Last week's G7 summit in Évian-les-Bains, France, produced one notable first: world leaders formally placed North Korea's cryptocurrency operations inside the same communiqué paragraph as nuclear and ballistic missile threats. Not a task force, not new sanctions — just the explicit recognition that Pyongyang's crypto theft now belongs at the heads-of-state level.
The numbers behind that decision are hard to dismiss. Hacking groups affiliated with Pyongyang have taken $6.75 billion from the crypto sector since 2020. In 2025 alone the figure was $2 billion, representing 64% of all crypto stolen globally that year. The single largest operation: the Bybit breach in February 2025, which drained $1.5 billion in one shot.
CrowdStrike has named North Korea the largest threat group targeting crypto users by total value stolen. The proceeds aren't lifestyle spending — they fund the regime's missile and nuclear development programs directly. U.S. Treasury assessments have linked a meaningful share of North Korea's weapons budget to crypto theft and laundering operations.

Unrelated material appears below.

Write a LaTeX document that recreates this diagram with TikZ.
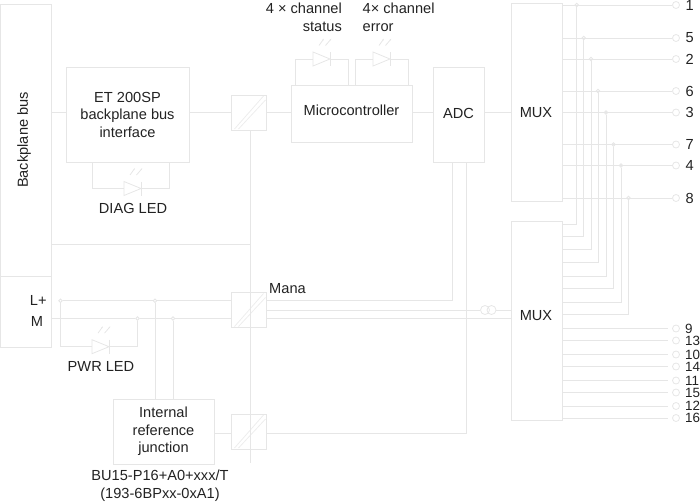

But this is where honesty matters. The G7 communiqué contains no specific enforcement mechanisms. No mandatory exchange screening for DPRK-linked addresses, no coordinated framework against mixing services, no secondary sanctions against facilitators. Leaders "reiterated the need to jointly address" the problem — careful diplomatic phrasing that commits no one to anything concrete. Pyongyang responded predictably, calling the allegations "politically motivated slander" through state news agency KCNA.
The political signal still carries weight. Before Évian, crypto theft by North Korea was a subject for sanctions offices and threat-intelligence reports. After this summit, it's a G7 agenda item — which shifts real pressure onto exchanges and blockchain analytics firms to tighten screening of DPRK-flagged addresses voluntarily, ahead of any legislative mandate.